▶ Set task
Set down the data below from its first line to the line holding "(0,0) rectangle (1075,550);", inclusive; omit all pictures.

▶ Records shown

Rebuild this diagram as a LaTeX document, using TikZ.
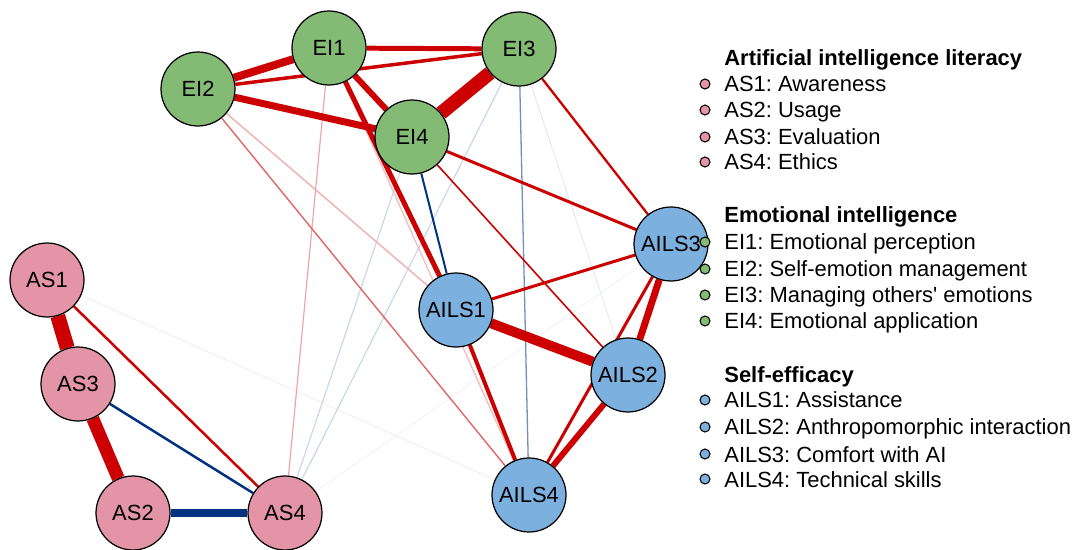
\documentclass[tikz,border=0pt]{standalone}
\usepackage{fontspec}
\setmainfont{Liberation Sans}
\usepackage{tikz}
\definecolor{PosRed}{HTML}{CC0000}
\definecolor{NegBlue}{HTML}{003380}
\definecolor{LitPink}{HTML}{E394A7}
\definecolor{EmoGreen}{HTML}{84BB74}
\definecolor{EffBlue}{HTML}{7CB0DE}
\pgfdeclarelayer{edges}
\pgfsetlayers{edges,main}
\frenchspacing
\begin{document}
\begin{tikzpicture}[x=0.02cm,y=-0.02cm,font=\fontsize{12.5}{15}\selectfont,
      var/.style={circle,draw=black,line width=0.7pt,minimum size=1.48cm,
                  inner sep=0pt},
      wpx/.style={line width=#1*0.567pt},
      dot/.style={circle,draw=black,line width=0.6pt,minimum size=0.2cm,
                  inner sep=0pt},
      legitem/.style={anchor=base west,inner sep=0pt},
      leghead/.style={legitem,font=\fontsize{12.5}{15}\selectfont\bfseries}]
    \useasboundingbox (0,0) rectangle (1075,550);

    % Items, placed as in the network layout.
    \foreach \n/\x/\y/\c in {
        EI1/329/48/EmoGreen,EI2/198/89/EmoGreen,EI3/519/49/EmoGreen,
        EI4/412/137/EmoGreen,AS1/47/280/LitPink,AS3/78/384/LitPink,
        AS2/133/513/LitPink,AS4/285/513/LitPink,AILS1/456/310/EffBlue,
        AILS3/671/244/EffBlue,AILS2/628/375/EffBlue,AILS4/529/495/EffBlue}{%
      \node[var,fill=\c] (\n) at (\x,\y) {\n};
    }

    % Partial correlations, weakest first; red positive, blue negative.
    \begin{pgfonlayer}{edges}
      \foreach \a/\b/\w/\c in {
          AILS3/AS4/1/NegBlue!6,EI3/AILS2/1/NegBlue!10,AS1/AILS4/1/PosRed!8,
          EI3/AS4/1.2/NegBlue!20,EI4/AS4/1.2/NegBlue!20,
          EI1/AILS4/1.4/PosRed!25,EI1/AS4/1.2/PosRed!35,
          EI2/AILS1/1.5/PosRed!30,EI3/AILS4/1.3/NegBlue!55,
          EI2/AILS4/1.4/PosRed!60,EI4/AILS2/1.6/PosRed,EI4/AILS1/2/NegBlue,
          EI3/AILS3/2.3/PosRed,AS1/AS4/2.5/PosRed,AS3/AS4/2.5/NegBlue,
          AILS1/AILS3/3/PosRed,AILS3/AILS4/3/PosRed,EI4/AILS3/3/PosRed,
          EI2/EI3/3.5/PosRed,AILS1/AILS4/4/PosRed,EI1/AILS1/5/PosRed,
          EI1/EI3/5/PosRed,EI1/EI4/6/PosRed,AILS2/AILS4/6/PosRed,
          EI2/EI4/7/PosRed,AILS3/AILS2/7/PosRed,EI1/EI2/8/PosRed,
          AS2/AS4/9/NegBlue,AILS1/AILS2/10/PosRed,AS3/AS2/13/PosRed,
          EI3/EI4/14/PosRed,AS1/AS3/15/PosRed}{%
        \draw[wpx=\w,draw=\c] (\a) -- (\b);
      }
    \end{pgfonlayer}

    % Legend
    \foreach \k/\head/\y in {1/Artificial intelligence literacy/66,
        2/Emotional intelligence/223,3/Self-efficacy/382}{%
      \node[leghead] (head\k) at (724,\y) {\head};
    }
    \foreach \k/\txt/\y/\c in {
        1/AS1: Awareness/92/LitPink,2/AS2: Usage/118/LitPink,
        3/AS3: Evaluation/145/LitPink,4/AS4: Ethics/170/LitPink,
        5/EI1: Emotional perception/250/EmoGreen,
        6/EI2: Self-emotion management/277/EmoGreen,
        7/{EI3: Managing others\textquotesingle{} emotions}/303/EmoGreen,
        8/EI4: Emotional application/329/EmoGreen,
        9/AILS1: Assistance/408/EffBlue,
        10/AILS2: Anthropomorphic interaction/435/EffBlue,
        11/AILS3: Comfort with AI/462/EffBlue,
        12/AILS4: Technical skills/487/EffBlue}{%
      \node[dot,fill=\c] (dot\k) at (705,\y-8) {};
      \node[legitem] (item\k) at (724,\y) {\txt};
    }
  \end{tikzpicture}
\end{document}
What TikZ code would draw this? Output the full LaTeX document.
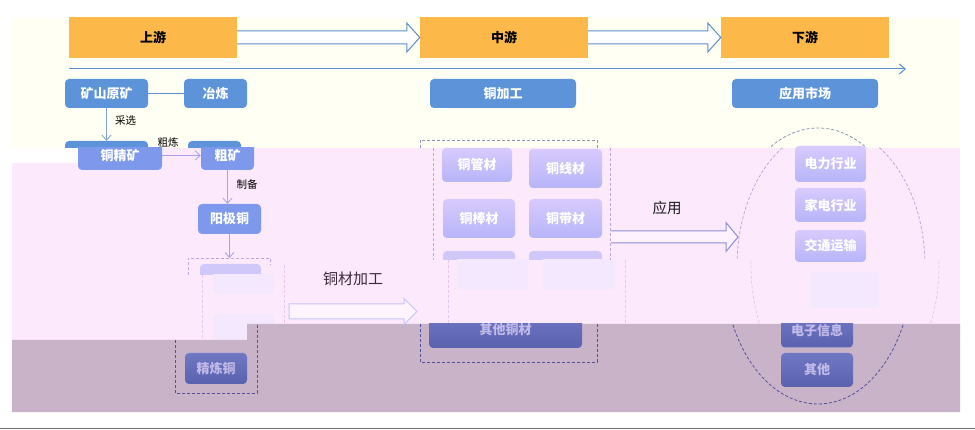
\documentclass[tikz,border=0pt]{standalone}
\usepackage{fontspec}
\setmainfont{Noto Sans CJK SC}
\usetikzlibrary{arrows.meta,calc}
\definecolor{cream}{HTML}{FFFFF3}
\definecolor{pinkbg}{HTML}{FCEAFC}
\definecolor{mauvebg}{HTML}{C9B3C8}
\definecolor{orng}{HTML}{FDB84A}
\definecolor{bluebox}{HTML}{5C93D9}
\definecolor{blueline}{HTML}{5B8FCF}
\definecolor{peri}{HTML}{7E99EC}
\definecolor{lavtop}{HTML}{D8CAFD}
\definecolor{lavbot}{HTML}{B6B5F9}
\definecolor{lavmid}{HTML}{D0C8F8}
\definecolor{indtop}{HTML}{7078C4}
\definecolor{indbot}{HTML}{5A62B0}
\definecolor{indtext}{HTML}{C2BAE8}
\definecolor{faint}{HTML}{F3E8FD}
\definecolor{arrp}{HTML}{A6A2E6}
\definecolor{arrcb}{HTML}{7FA0D8}
\definecolor{dashcr}{HTML}{8A94B4}
\definecolor{dashpk}{HTML}{BBA8D8}
\definecolor{dashgh}{HTML}{E6C6EC}
\definecolor{dashmv}{HTML}{52529C}
\definecolor{yyarr}{HTML}{8E8CDC}
\definecolor{tcarr}{HTML}{C4C4F8}
\definecolor{graybar}{HTML}{707070}
\tikzset{
  base/.style={rounded corners=4pt, inner sep=0pt, font=\bfseries\fontsize{13}{13}\selectfont},
  stage/.style={fill=orng, font=\bfseries\fontsize{13}{13}\selectfont, text=black, inner sep=0pt, minimum width=168pt, minimum height=41pt},
  bluebx/.style={base, fill=bluebox, text=white, minimum height=29pt},
  peribx/.style={base, fill=peri, text=white},
  lavbx/.style={base, top color=lavtop, bottom color=lavbot, text=white},
  indbx/.style={base, top color=indtop, bottom color=indbot, text=indtext},
  ghostfill/.style={rounded corners=4pt, fill=faint},
  lbl/.style={font=\fontsize{10.5}{10.5}\selectfont, text=black, inner sep=0pt},
  arrc/.style={draw=#1, line width=0.8pt, -{Straight Barb[length=5pt,width=9pt]}},
  dsh/.style={draw=#1, dash pattern=on 3pt off 2pt, line width=0.8pt},
}
\begin{document}
\begin{tikzpicture}[x=1pt,y=-1pt]
\useasboundingbox (0,0) rectangle (975,430);
% backgrounds
\fill[white] (0,0) rectangle (975,430);
\fill[cream] (12,18) rectangle (960,148);
\fill[pinkbg] (12,163) -- (78,163) -- (78,148) -- (960,148) -- (960,340) -- (12,340) -- cycle;
% ghost band elements
\begin{scope}
  \clip (0,0) rectangle (975,275);
  \fill[lavmid, rounded corners=4pt] (200,264) rectangle (261,294);
\end{scope}
\begin{scope}
  \clip (0,275) rectangle (975,430);
  \fill[ghostfill] (213,264) rectangle (274,294);
\end{scope}
\fill[ghostfill] (213,314) rectangle (274,346);
\begin{scope}
  \clip (0,0) rectangle (975,260);
  \fill[lavmid, rounded corners=4pt] (443,251) rectangle (515,290);
  \fill[lavmid, rounded corners=4pt] (529,251) rectangle (602,290);
\end{scope}
\begin{scope}
  \clip (0,260) rectangle (975,430);
  \fill[ghostfill] (457,251) rectangle (528,290);
  \fill[ghostfill] (543,251) rectangle (615,290);
\end{scope}
\fill[ghostfill] (810,272) rectangle (879,308);
% mauve band
\fill[mauvebg] (12,340) -- (247,340) -- (247,324) -- (960,324) -- (960,412) -- (12,412) -- cycle;
\draw[graybar, line width=1.5pt] (0,428.5) -- (975,428.5);

% stage nodes
\node[stage] (sy) at (153,37.5) {上游};
\node[stage] (zy) at (504,37.5) {中游};
\node[stage] (xy) at (805,37.5) {下游};
% block arrows between stages
\filldraw[draw=blueline, fill=white, line width=1pt]
  ($(sy.east)+(0,-6.5)$) -- ($(zy.west)+(-13,-6.5)$) -- ($(zy.west)+(-13,-14.5)$) -- (zy.west)
  -- ($(zy.west)+(-13,14.5)$) -- ($(zy.west)+(-13,6.5)$) -- ($(sy.east)+(0,6.5)$);
\filldraw[draw=blueline, fill=white, line width=1pt]
  ($(zy.east)+(0,-6.5)$) -- ($(xy.west)+(-13,-6.5)$) -- ($(xy.west)+(-13,-14.5)$) -- (xy.west)
  -- ($(xy.west)+(-13,14.5)$) -- ($(xy.west)+(-13,6.5)$) -- ($(zy.east)+(0,6.5)$);
% long timeline
\coordinate (tlA) at (69,69);
\coordinate (tlB) at (906,69);
\draw[blueline, line width=1pt, -{Straight Barb[length=6pt,width=10pt]}] (tlA) -- (tlB);

% row 2
\node[bluebx, minimum width=83pt] (kys) at (106.5,93.5) {矿山原矿};
\node[bluebx, minimum width=63pt] (yl) at (215.5,93.5) {冶炼};
\node[bluebx, minimum width=146pt] (tjg) at (503,93.5) {铜加工};
\node[bluebx, minimum width=146pt] (yysc) at (805,93.5) {应用市场};
\draw[blueline, line width=0.9pt] (kys.east) -- (yl.west);

% slivers at original place
\begin{scope}
  \clip (0,0) rectangle (975,148);
  \fill[bluebox, rounded corners=4pt] (65,141) rectangle (148,170);
  \fill[bluebox, rounded corners=4pt] (188,141) rectangle (241,170);
\end{scope}
\begin{scope}
  \clip (0,148) rectangle (975,430);
  \node[peribx, minimum width=84pt, minimum height=29pt] (tjk) at (120,155.5) {铜精矿};
  \node[peribx, minimum width=53pt, minimum height=29pt] (ck) at (227.5,155.5) {粗矿};
\end{scope}
\node[peribx, minimum width=63pt, minimum height=30pt] (yjt) at (229.5,219) {阳极铜};

% middle frame boxes
\node[lavbx, minimum width=70pt, minimum height=34pt] (tgc) at (477,165) {铜管材};
\node[lavbx, minimum width=73pt, minimum height=39pt] (txc) at (565.5,168.5) {铜线材};
\node[lavbx, minimum width=72pt, minimum height=39pt] (tbc) at (479,218.5) {铜棒材};
\node[lavbx, minimum width=73pt, minimum height=39pt] (tdc) at (565.5,218.5) {铜带材};
% right boxes
\node[lavbx, minimum width=71pt, minimum height=36pt] (dl) at (830.5,164) {电力行业};
\node[lavbx, minimum width=71pt, minimum height=34pt] (jd) at (830.5,205) {家电行业};
\node[lavbx, minimum width=71pt, minimum height=32pt] (jt) at (830.5,246) {交通运输};

% mauve band boxes
\node[indbx, minimum width=62pt, minimum height=31pt] (jlt) at (216,368.5) {精炼铜};
\begin{scope}
  \clip (247,324) rectangle (960,412);
  \node[indbx, minimum width=153pt, minimum height=36pt] (qtc) at (505.5,330) {其他铜材};
  \node[indbx, minimum width=72pt, minimum height=33pt] (dzxx) at (817,331) {电子信息};
\end{scope}
\node[indbx, minimum width=72pt, minimum height=34pt] (qt) at (817,370) {其他};

% connectors
\draw[arrc=arrcb] (kys.south) -- (kys.south |- tjk.north);
\draw[arrc=arrp] (tjk.east) -- (ck.west);
\draw[arrc=arrp] (ck.south) -- (ck.south |- yjt.north);
\coordinate (lftop) at (229.5,258);
\draw[arrc=arrp] (yjt.south) -- (lftop);

% labels
\node[lbl] (lcx) at (125.5,120.5) {采选};
\node[lbl] (lcl) at (168,143) {粗炼};
\node[lbl] (lzb) at (247,184) {制备};
\node[font=\fontsize{14.5}{14.5}\selectfont, text=black!90, inner sep=0pt] (lyy) at (667,208) {应用};
\node[font=\fontsize{15}{15}\selectfont, text={rgb,255:red,60;green,42;blue,60}, inner sep=0pt] (ltc) at (353,279) {铜材加工};

% block arrow 应用
\coordinate (yyA) at (611,237);
\coordinate (yyB) at (738,237);
\filldraw[draw=yyarr, fill=pinkbg!60!white, line width=1pt]
  ($(yyA)+(0,-6)$) -- ($(yyB)+(-12,-6)$) -- ($(yyB)+(-12,-14.5)$) -- (yyB)
  -- ($(yyB)+(-12,14.5)$) -- ($(yyB)+(-12,6)$) -- ($(yyA)+(0,6)$);
% block arrow 铜材加工
\coordinate (tcA) at (289,311.5);
\coordinate (tcB) at (417,311.5);
\filldraw[draw=tcarr, fill=pinkbg!50!white, line width=1pt]
  ($(tcA)+(0,-7.5)$) -- ($(tcB)+(-13,-7.5)$) -- ($(tcB)+(-13,-13)$) -- (tcB)
  -- ($(tcB)+(-13,13)$) -- ($(tcB)+(-13,7.5)$) -- ($(tcA)+(0,7.5)$) -- cycle;

% left dashed frame (pieces)
\draw[dsh=dashpk] (188,275) -- (188,258) -- (270,258) -- (270,265);
\draw[dsh=dashgh] (202,275) -- (202,340);
\draw[dsh=dashgh] (284,265) -- (284,324);
\draw[dsh=dashmv] (175,340) -- (175,393) -- (257,393) -- (257,324);
% middle dashed frame (pieces)
\draw[dsh=dashcr] (420,148) -- (420,140) -- (597,140) -- (597,148);
\draw[dsh=dashpk] (433,148) -- (433,260);
\draw[dsh=dashpk] (610,148) -- (610,260);
\draw[dsh=dashgh] (448,260) -- (448,324);
\draw[dsh=dashgh] (625,260) -- (625,324);
\draw[dsh=dashmv] (420,324) -- (420,362) -- (597,362) -- (597,324);
% ellipse (pieces)
\begin{scope}
  \clip (600,100) rectangle (975,148);
  \draw[dsh=dashcr] (818,266) ellipse [x radius=94, y radius=138];
\end{scope}
\begin{scope}
  \clip (600,148) rectangle (975,260);
  \draw[dsh=dashpk, xshift=13pt] (818,266) ellipse [x radius=94, y radius=138];
\end{scope}
\begin{scope}
  \clip (600,260) rectangle (975,324);
  \draw[dsh=dashgh, xshift=27pt] (818,266) ellipse [x radius=94, y radius=138];
\end{scope}
\begin{scope}
  \clip (600,324) rectangle (975,412);
  \draw[dsh=dashmv] (818,266) ellipse [x radius=94, y radius=138];
\end{scope}
\end{tikzpicture}
\end{document}
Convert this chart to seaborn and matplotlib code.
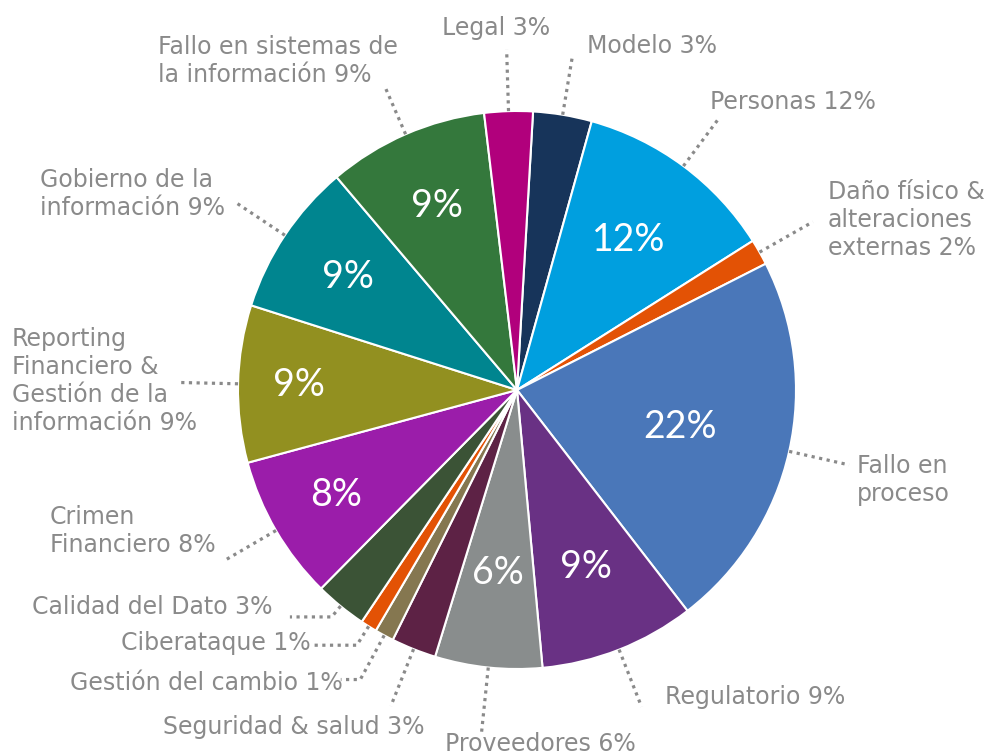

▶ Exercise answer
Rebuild this diagram as a LaTeX document, using TikZ.
\documentclass[tikz,border=0pt]{standalone}
\usepackage{fontspec}
\setmainfont{Liberation Sans}
\usepackage{tikz}
\definecolor{PosRed}{HTML}{CC0000}
\definecolor{NegBlue}{HTML}{003380}
\definecolor{LitPink}{HTML}{E394A7}
\definecolor{EmoGreen}{HTML}{84BB74}
\definecolor{EffBlue}{HTML}{7CB0DE}
\pgfdeclarelayer{edges}
\pgfsetlayers{edges,main}
\frenchspacing
\begin{document}
\begin{tikzpicture}[x=0.02cm,y=-0.02cm,font=\fontsize{12.5}{15}\selectfont,
      var/.style={circle,draw=black,line width=0.7pt,minimum size=1.48cm,
                  inner sep=0pt},
      wpx/.style={line width=#1*0.567pt},
      dot/.style={circle,draw=black,line width=0.6pt,minimum size=0.2cm,
                  inner sep=0pt},
      legitem/.style={anchor=base west,inner sep=0pt},
      leghead/.style={legitem,font=\fontsize{12.5}{15}\selectfont\bfseries}]
    \useasboundingbox (0,0) rectangle (1075,550);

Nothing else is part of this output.